Short problem -> Locate the string "script" throughout the material and copy every line in which it occurs.

*** Listing ***

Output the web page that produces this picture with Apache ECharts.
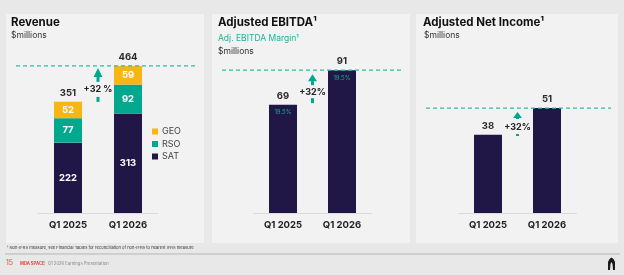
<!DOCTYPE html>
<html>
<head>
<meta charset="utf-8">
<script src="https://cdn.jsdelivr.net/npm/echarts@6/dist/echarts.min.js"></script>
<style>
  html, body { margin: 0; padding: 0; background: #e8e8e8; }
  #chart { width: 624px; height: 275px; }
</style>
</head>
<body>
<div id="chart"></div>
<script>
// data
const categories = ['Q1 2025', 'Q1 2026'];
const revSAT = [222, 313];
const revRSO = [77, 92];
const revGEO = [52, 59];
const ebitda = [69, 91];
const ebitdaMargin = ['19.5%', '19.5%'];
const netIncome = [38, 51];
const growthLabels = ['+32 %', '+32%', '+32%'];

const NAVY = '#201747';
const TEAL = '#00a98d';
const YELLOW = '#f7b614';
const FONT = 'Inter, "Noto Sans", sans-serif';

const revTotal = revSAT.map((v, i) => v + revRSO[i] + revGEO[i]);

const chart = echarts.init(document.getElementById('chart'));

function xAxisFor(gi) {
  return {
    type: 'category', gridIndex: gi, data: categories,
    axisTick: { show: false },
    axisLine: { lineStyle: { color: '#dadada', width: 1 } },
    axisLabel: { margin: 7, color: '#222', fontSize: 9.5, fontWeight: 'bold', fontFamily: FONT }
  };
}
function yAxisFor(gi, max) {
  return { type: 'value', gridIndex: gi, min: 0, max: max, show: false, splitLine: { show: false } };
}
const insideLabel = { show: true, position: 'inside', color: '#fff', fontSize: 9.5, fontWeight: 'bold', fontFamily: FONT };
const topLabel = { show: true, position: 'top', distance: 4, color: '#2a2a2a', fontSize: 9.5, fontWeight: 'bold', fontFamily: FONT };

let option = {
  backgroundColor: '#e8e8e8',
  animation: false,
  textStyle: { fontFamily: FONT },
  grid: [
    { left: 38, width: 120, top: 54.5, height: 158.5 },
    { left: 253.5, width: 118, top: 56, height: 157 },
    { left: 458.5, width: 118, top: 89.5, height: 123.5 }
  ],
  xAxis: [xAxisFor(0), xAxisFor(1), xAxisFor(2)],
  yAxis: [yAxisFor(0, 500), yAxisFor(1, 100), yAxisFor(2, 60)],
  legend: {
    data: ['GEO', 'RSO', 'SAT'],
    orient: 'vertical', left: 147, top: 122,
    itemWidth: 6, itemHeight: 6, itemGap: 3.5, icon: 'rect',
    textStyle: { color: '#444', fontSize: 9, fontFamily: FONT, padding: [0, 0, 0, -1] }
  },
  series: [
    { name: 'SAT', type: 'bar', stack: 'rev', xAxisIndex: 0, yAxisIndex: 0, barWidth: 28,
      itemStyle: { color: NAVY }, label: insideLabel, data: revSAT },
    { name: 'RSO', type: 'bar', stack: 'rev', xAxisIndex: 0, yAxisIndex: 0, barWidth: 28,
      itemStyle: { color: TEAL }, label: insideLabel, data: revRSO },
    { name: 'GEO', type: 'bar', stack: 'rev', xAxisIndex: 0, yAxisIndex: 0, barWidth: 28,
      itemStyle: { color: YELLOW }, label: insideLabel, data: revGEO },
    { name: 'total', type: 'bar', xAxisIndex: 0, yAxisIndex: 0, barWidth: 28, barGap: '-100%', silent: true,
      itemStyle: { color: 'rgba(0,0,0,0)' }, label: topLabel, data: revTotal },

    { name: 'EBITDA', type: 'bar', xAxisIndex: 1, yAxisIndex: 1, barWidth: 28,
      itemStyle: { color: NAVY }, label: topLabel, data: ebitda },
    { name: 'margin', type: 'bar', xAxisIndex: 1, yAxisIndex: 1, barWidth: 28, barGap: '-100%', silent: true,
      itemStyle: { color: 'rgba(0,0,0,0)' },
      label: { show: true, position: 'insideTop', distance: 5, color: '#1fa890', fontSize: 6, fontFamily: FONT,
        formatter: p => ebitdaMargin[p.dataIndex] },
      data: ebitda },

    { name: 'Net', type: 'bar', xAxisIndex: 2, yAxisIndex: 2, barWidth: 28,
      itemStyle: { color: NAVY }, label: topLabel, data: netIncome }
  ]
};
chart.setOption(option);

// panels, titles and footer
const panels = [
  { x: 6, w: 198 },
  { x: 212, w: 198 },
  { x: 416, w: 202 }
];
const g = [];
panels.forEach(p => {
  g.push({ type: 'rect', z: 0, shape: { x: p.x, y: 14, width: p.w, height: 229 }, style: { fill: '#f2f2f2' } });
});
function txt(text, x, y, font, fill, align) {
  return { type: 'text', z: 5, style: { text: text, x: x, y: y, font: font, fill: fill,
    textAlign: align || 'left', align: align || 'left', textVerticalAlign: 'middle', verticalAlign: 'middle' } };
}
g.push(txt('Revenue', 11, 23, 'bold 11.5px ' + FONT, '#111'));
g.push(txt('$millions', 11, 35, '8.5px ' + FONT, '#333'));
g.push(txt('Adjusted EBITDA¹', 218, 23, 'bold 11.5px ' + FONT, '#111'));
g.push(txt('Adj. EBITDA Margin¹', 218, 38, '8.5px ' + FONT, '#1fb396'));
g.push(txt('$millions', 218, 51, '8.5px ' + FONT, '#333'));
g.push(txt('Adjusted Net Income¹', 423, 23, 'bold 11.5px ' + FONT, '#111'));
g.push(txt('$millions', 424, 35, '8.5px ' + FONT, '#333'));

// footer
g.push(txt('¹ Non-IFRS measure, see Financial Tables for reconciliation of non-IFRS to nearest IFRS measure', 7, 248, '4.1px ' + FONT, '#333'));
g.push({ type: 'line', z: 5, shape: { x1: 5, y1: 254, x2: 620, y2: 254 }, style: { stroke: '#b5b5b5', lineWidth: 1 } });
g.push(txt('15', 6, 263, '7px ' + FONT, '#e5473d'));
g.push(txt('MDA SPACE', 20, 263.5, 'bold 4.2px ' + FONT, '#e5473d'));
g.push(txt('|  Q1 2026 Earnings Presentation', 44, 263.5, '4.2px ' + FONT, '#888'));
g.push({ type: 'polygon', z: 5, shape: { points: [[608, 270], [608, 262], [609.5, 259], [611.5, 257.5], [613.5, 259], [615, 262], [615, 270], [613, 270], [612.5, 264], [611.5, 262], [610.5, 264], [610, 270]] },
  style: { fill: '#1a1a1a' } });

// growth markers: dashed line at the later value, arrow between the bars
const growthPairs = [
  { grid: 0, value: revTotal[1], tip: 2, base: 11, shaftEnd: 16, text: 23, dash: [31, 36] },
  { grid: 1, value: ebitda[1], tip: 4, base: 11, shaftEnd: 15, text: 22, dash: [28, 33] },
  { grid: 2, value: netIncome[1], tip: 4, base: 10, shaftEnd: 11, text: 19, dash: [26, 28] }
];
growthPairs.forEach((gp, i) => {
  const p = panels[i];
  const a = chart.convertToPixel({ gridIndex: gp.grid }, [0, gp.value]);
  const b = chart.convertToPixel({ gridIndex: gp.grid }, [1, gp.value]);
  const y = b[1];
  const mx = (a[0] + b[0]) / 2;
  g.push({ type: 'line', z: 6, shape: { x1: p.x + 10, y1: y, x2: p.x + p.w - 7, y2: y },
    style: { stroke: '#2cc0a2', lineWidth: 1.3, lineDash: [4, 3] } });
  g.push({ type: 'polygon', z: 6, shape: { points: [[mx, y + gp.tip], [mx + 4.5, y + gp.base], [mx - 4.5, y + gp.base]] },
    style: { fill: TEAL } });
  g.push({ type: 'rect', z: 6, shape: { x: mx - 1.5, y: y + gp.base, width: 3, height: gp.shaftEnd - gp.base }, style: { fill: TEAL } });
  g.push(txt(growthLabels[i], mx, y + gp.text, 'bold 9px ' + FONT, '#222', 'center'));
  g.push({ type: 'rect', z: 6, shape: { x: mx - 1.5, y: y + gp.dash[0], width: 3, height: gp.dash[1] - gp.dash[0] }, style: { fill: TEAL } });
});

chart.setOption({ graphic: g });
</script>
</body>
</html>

***
*** Listing ***

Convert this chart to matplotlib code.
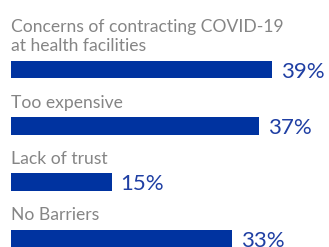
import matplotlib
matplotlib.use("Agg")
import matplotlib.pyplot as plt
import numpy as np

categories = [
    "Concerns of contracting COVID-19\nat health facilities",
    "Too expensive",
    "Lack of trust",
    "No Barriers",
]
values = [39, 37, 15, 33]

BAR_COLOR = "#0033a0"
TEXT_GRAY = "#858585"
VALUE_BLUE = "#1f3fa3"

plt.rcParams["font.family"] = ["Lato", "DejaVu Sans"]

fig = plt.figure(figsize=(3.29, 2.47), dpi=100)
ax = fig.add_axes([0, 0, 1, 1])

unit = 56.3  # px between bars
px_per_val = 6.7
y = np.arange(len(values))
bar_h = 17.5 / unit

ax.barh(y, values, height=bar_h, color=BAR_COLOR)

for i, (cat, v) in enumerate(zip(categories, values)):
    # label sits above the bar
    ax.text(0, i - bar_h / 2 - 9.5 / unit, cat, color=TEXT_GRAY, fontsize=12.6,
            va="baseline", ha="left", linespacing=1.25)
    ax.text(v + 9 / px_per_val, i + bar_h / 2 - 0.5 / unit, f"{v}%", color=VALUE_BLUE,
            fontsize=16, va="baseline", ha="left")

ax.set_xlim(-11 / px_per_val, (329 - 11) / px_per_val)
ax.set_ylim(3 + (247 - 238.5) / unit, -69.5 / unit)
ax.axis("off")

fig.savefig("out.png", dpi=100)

***
*** Listing ***

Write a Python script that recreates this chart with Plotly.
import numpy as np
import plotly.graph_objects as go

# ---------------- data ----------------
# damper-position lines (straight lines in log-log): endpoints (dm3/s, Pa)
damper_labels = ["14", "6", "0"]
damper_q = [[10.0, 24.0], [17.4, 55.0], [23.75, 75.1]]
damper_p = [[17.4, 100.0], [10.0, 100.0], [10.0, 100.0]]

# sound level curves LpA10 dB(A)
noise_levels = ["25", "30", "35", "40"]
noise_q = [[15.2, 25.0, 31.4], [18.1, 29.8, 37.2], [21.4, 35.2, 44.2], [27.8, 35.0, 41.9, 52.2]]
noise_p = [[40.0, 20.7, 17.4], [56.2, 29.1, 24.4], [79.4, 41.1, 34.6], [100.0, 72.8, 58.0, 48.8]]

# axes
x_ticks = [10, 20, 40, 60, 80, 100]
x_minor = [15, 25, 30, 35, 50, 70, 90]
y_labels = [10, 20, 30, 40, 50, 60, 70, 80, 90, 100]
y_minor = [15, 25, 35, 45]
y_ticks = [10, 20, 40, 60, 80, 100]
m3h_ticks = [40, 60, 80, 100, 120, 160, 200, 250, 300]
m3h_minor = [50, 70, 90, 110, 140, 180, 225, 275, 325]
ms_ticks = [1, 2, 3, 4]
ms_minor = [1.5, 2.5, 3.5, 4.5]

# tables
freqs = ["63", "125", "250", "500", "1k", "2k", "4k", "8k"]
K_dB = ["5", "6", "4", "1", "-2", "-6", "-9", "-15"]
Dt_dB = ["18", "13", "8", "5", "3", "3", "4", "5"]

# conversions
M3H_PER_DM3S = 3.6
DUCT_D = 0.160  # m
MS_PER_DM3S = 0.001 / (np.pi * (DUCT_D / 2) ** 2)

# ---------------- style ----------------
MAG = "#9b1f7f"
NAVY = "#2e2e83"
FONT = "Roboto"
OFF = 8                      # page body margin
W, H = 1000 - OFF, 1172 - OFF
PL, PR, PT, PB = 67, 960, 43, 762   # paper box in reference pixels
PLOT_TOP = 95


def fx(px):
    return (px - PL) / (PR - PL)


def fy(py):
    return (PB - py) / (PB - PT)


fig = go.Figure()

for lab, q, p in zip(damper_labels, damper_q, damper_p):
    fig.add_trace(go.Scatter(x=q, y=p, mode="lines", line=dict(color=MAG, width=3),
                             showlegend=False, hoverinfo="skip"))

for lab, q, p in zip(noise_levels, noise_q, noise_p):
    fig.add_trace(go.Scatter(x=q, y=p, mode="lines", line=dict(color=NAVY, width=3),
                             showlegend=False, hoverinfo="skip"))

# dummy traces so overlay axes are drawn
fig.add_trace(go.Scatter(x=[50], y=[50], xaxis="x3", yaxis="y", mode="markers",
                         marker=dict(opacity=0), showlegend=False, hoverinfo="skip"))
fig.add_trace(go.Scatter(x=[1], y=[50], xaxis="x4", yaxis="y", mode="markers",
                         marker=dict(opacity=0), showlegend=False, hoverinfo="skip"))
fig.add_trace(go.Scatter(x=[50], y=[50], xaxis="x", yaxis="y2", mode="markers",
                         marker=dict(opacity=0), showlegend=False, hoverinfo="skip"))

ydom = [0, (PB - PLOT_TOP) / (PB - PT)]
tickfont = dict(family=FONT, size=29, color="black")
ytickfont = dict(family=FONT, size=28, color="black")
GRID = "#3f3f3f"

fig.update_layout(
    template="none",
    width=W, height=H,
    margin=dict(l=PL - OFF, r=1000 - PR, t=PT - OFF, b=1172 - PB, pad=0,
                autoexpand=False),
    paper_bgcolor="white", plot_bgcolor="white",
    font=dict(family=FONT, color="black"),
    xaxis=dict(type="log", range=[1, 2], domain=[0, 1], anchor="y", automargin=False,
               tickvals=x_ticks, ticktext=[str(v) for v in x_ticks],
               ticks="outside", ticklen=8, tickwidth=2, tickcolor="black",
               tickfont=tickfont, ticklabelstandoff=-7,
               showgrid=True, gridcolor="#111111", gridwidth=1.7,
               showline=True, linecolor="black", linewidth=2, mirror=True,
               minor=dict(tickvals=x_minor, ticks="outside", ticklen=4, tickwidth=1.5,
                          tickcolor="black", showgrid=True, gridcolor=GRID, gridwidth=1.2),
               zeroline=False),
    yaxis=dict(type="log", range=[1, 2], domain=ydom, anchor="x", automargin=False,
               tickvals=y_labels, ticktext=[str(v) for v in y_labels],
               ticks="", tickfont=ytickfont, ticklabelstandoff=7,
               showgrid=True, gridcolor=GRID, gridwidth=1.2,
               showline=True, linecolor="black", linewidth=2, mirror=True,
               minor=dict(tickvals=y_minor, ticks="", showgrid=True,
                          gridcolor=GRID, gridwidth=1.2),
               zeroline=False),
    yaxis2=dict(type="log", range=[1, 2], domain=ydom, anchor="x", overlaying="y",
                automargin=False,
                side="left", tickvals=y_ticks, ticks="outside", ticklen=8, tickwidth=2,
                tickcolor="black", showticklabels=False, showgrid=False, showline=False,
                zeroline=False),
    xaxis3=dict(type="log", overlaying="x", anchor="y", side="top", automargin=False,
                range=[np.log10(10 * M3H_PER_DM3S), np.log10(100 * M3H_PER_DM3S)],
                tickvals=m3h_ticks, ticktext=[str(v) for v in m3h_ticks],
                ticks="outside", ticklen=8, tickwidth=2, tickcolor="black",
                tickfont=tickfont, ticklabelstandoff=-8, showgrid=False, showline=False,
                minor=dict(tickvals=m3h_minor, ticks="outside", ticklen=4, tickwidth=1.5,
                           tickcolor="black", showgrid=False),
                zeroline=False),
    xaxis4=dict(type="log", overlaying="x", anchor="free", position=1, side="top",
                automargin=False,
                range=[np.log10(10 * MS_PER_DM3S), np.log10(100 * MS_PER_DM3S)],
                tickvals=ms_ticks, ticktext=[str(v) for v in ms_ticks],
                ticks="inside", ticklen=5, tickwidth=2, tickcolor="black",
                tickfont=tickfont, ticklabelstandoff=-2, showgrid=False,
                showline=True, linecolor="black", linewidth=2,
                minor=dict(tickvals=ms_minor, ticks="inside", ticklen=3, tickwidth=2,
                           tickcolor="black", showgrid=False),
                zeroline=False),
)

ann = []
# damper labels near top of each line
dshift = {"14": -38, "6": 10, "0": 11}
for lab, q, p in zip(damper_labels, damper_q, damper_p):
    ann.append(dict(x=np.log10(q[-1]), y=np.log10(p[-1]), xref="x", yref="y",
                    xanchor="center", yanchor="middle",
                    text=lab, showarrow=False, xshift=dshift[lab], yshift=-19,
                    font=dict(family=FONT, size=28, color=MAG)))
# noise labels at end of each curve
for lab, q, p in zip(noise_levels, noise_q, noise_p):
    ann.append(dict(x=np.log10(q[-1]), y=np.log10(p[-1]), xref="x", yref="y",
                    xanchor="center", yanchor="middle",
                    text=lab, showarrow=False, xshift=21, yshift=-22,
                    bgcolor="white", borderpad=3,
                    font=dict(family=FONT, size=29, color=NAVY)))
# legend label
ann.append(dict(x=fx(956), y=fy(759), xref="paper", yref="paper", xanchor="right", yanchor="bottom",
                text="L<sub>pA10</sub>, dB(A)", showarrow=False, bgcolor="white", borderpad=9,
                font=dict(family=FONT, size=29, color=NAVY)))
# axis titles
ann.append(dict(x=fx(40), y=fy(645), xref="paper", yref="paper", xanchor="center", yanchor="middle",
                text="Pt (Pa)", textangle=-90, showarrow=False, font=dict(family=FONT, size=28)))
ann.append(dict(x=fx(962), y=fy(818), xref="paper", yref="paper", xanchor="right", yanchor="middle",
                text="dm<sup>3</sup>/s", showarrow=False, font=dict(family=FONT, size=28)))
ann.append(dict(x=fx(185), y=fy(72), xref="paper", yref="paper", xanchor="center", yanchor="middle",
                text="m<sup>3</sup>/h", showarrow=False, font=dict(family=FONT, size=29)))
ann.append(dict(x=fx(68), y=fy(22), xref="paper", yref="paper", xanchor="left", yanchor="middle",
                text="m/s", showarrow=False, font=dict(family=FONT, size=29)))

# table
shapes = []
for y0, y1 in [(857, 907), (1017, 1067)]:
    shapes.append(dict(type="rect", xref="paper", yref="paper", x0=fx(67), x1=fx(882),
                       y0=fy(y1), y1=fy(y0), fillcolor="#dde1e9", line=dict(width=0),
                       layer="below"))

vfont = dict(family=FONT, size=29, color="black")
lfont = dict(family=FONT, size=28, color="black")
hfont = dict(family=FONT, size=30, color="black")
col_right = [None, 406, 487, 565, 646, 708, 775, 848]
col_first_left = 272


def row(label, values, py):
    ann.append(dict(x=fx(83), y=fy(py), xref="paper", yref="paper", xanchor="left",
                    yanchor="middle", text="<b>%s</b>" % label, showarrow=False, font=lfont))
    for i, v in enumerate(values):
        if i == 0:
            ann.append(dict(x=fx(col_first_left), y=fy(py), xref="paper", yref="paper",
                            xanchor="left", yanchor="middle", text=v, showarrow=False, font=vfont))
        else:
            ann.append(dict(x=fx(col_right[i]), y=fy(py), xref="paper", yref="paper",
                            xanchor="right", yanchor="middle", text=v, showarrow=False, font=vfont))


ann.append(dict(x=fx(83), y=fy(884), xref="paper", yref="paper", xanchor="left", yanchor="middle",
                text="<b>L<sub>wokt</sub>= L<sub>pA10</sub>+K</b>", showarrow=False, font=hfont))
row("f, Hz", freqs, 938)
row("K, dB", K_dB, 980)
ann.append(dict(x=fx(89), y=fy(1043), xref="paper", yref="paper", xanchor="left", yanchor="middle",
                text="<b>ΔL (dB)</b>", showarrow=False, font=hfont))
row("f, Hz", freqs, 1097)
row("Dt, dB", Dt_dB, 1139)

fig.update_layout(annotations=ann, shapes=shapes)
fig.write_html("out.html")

***

Answer to the problem ->
<script src="https://cdn.jsdelivr.net/npm/echarts@6/dist/echarts.min.js"></script>
<script>
</script>
Write a Python script that recreates this chart with Plotly.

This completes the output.